**Problem**
Starting at the line that contains "Emit a Python" and stopping at the line that contains "zorder=4, clip_on=False)", transcribe every line of the material below exactly; pictures stay out.

**Source data**
---------------

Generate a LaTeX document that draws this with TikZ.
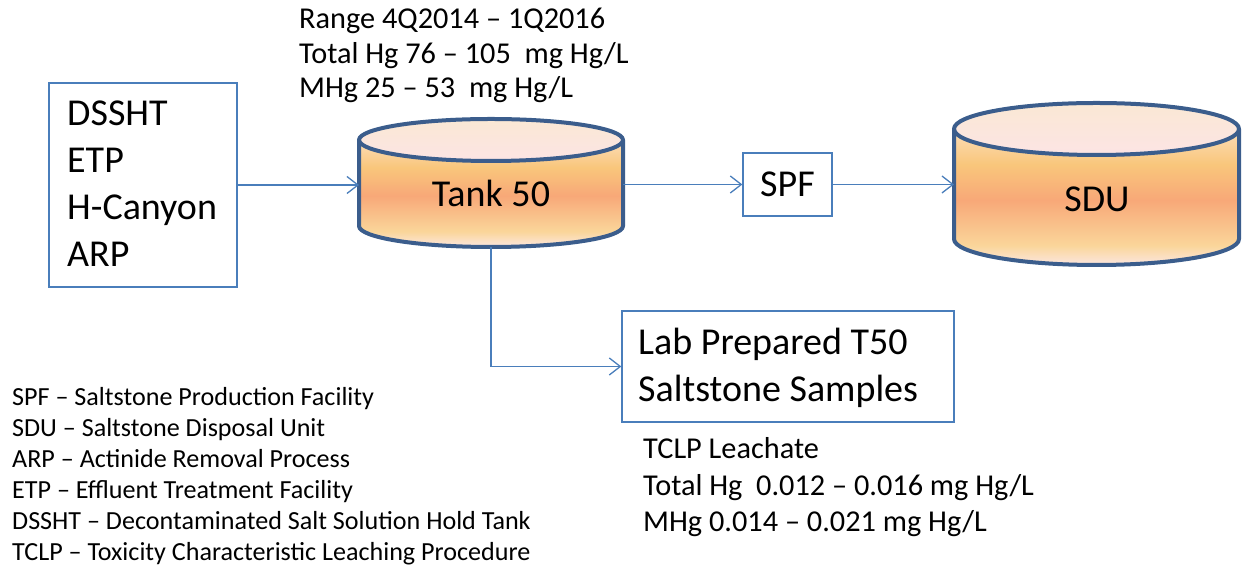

---------------

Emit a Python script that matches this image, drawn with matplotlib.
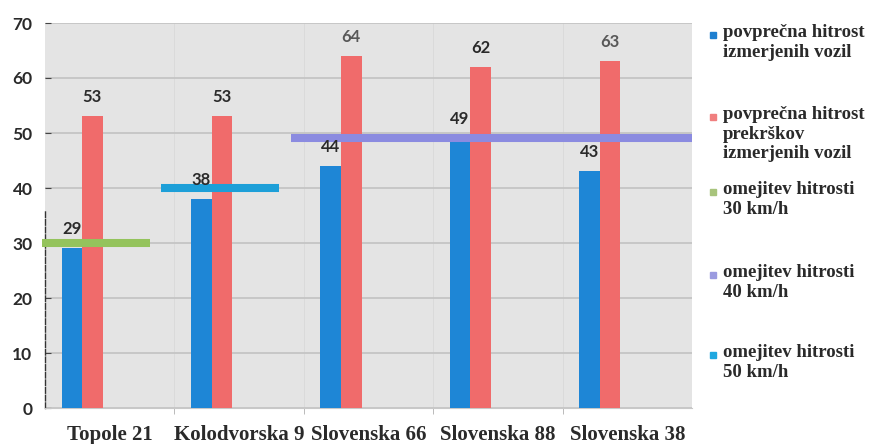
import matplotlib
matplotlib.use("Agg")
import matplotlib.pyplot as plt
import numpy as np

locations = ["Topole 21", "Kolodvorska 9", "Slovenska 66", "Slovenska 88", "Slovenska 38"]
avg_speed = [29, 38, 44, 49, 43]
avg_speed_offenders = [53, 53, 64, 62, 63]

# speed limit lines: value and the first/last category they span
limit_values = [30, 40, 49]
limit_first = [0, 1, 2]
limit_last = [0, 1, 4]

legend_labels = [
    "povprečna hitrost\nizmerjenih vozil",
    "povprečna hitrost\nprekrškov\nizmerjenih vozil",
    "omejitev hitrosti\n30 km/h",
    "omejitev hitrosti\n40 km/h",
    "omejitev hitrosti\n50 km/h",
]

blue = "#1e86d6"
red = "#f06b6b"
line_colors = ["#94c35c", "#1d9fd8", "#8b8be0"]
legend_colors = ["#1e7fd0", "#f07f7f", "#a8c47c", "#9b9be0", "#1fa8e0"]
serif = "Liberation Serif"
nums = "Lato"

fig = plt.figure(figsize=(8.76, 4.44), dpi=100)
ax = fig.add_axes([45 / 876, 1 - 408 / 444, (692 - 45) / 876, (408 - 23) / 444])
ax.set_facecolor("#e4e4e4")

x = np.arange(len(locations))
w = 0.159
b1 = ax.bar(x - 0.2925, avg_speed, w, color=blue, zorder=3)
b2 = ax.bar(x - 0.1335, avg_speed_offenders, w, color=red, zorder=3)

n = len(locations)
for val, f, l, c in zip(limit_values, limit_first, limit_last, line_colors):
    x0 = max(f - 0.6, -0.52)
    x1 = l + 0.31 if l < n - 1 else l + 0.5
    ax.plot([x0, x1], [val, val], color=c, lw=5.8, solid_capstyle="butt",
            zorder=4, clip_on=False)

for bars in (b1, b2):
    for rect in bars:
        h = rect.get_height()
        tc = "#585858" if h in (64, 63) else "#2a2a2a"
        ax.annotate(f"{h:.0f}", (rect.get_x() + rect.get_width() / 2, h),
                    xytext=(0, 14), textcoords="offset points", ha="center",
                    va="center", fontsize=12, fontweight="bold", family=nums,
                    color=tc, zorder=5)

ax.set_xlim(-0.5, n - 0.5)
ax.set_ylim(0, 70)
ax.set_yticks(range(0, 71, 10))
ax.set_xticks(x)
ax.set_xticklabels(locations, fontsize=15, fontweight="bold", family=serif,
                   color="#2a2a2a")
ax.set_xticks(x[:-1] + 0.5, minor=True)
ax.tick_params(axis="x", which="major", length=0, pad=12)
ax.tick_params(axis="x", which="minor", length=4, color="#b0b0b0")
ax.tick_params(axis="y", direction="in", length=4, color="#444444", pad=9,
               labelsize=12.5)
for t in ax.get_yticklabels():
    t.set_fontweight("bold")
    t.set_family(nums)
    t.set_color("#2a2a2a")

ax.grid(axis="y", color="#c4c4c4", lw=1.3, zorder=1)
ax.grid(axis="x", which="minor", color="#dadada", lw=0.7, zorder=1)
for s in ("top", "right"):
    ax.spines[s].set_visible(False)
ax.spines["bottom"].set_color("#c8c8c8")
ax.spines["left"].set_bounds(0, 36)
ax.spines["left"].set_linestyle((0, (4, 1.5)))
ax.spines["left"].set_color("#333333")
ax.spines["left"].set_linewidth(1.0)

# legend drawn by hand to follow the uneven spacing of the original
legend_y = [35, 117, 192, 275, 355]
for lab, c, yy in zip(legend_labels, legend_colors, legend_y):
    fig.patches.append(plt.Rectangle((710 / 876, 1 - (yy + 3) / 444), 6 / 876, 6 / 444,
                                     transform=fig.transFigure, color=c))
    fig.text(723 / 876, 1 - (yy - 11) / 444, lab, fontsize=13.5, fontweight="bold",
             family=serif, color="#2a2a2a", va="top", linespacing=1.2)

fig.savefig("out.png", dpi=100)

---------------

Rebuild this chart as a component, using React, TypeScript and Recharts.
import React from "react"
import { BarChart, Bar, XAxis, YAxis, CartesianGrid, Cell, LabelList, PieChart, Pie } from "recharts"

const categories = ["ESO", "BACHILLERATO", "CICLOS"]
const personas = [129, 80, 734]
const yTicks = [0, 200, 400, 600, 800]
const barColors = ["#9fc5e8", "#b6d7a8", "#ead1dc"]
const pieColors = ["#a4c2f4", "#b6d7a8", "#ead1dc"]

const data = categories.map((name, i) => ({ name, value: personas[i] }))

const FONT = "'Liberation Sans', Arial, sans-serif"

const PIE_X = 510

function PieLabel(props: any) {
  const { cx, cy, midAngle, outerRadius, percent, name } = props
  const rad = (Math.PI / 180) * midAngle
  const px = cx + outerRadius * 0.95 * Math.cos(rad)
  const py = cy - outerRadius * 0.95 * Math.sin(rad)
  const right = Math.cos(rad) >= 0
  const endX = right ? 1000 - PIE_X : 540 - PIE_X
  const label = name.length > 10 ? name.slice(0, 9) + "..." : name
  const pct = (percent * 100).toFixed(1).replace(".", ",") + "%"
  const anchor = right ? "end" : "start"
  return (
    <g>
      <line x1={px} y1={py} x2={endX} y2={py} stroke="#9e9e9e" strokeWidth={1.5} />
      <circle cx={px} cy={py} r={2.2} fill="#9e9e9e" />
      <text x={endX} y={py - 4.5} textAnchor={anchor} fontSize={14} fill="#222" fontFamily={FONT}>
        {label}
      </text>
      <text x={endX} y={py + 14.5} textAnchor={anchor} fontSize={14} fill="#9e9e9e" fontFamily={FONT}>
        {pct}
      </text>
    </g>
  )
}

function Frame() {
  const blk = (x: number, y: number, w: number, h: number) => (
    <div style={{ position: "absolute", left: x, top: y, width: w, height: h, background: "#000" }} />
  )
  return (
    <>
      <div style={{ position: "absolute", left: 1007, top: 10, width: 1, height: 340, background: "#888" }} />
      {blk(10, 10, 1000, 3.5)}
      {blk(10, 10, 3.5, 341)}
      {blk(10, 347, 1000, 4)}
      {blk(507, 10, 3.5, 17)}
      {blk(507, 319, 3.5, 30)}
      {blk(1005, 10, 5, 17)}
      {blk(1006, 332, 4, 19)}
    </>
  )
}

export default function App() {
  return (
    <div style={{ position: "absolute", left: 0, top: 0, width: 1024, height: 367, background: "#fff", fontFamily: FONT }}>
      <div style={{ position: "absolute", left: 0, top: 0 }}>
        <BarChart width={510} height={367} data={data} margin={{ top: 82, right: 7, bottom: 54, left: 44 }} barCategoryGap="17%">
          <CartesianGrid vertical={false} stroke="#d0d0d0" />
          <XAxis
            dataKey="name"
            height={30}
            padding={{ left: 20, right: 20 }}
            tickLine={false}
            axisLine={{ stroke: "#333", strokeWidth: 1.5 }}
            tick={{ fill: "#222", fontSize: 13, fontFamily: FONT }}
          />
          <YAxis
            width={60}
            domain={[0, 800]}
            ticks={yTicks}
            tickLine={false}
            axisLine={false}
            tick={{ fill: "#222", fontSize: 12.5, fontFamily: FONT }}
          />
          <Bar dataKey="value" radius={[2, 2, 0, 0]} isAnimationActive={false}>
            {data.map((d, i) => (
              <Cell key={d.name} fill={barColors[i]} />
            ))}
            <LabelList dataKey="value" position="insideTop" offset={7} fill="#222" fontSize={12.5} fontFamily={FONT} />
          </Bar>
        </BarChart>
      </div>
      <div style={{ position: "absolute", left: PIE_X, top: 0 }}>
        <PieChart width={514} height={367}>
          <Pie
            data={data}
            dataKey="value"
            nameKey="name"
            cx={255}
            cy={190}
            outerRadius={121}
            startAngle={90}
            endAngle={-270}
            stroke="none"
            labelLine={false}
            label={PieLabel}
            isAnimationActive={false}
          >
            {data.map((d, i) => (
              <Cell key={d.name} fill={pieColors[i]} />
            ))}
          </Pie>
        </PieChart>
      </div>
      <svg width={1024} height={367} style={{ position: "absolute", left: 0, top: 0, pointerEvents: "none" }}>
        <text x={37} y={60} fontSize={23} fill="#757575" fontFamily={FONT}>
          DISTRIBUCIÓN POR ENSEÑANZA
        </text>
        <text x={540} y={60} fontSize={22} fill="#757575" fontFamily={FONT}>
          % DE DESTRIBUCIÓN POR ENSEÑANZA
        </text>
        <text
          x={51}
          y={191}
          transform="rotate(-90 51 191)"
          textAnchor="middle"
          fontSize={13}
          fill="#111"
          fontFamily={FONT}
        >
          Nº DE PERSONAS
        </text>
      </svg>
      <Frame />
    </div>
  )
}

---------------

**Reply**
Emit a Python script that matches this image, drawn with matplotlib.
import matplotlib
matplotlib.use("Agg")
import matplotlib.pyplot as plt
import numpy as np

locations = ["Topole 21", "Kolodvorska 9", "Slovenska 66", "Slovenska 88", "Slovenska 38"]
avg_speed = [29, 38, 44, 49, 43]
avg_speed_offenders = [53, 53, 64, 62, 63]

# speed limit lines: value and the first/last category they span
limit_values = [30, 40, 49]
limit_first = [0, 1, 2]
limit_last = [0, 1, 4]

legend_labels = [
    "povprečna hitrost\nizmerjenih vozil",
    "povprečna hitrost\nprekrškov\nizmerjenih vozil",
    "omejitev hitrosti\n30 km/h",
    "omejitev hitrosti\n40 km/h",
    "omejitev hitrosti\n50 km/h",
]

blue = "#1e86d6"
red = "#f06b6b"
line_colors = ["#94c35c", "#1d9fd8", "#8b8be0"]
legend_colors = ["#1e7fd0", "#f07f7f", "#a8c47c", "#9b9be0", "#1fa8e0"]
serif = "Liberation Serif"
nums = "Lato"

fig = plt.figure(figsize=(8.76, 4.44), dpi=100)
ax = fig.add_axes([45 / 876, 1 - 408 / 444, (692 - 45) / 876, (408 - 23) / 444])
ax.set_facecolor("#e4e4e4")

x = np.arange(len(locations))
w = 0.159
b1 = ax.bar(x - 0.2925, avg_speed, w, color=blue, zorder=3)
b2 = ax.bar(x - 0.1335, avg_speed_offenders, w, color=red, zorder=3)

n = len(locations)
for val, f, l, c in zip(limit_values, limit_first, limit_last, line_colors):
    x0 = max(f - 0.6, -0.52)
    x1 = l + 0.31 if l < n - 1 else l + 0.5
    ax.plot([x0, x1], [val, val], color=c, lw=5.8, solid_capstyle="butt",
            zorder=4, clip_on=False)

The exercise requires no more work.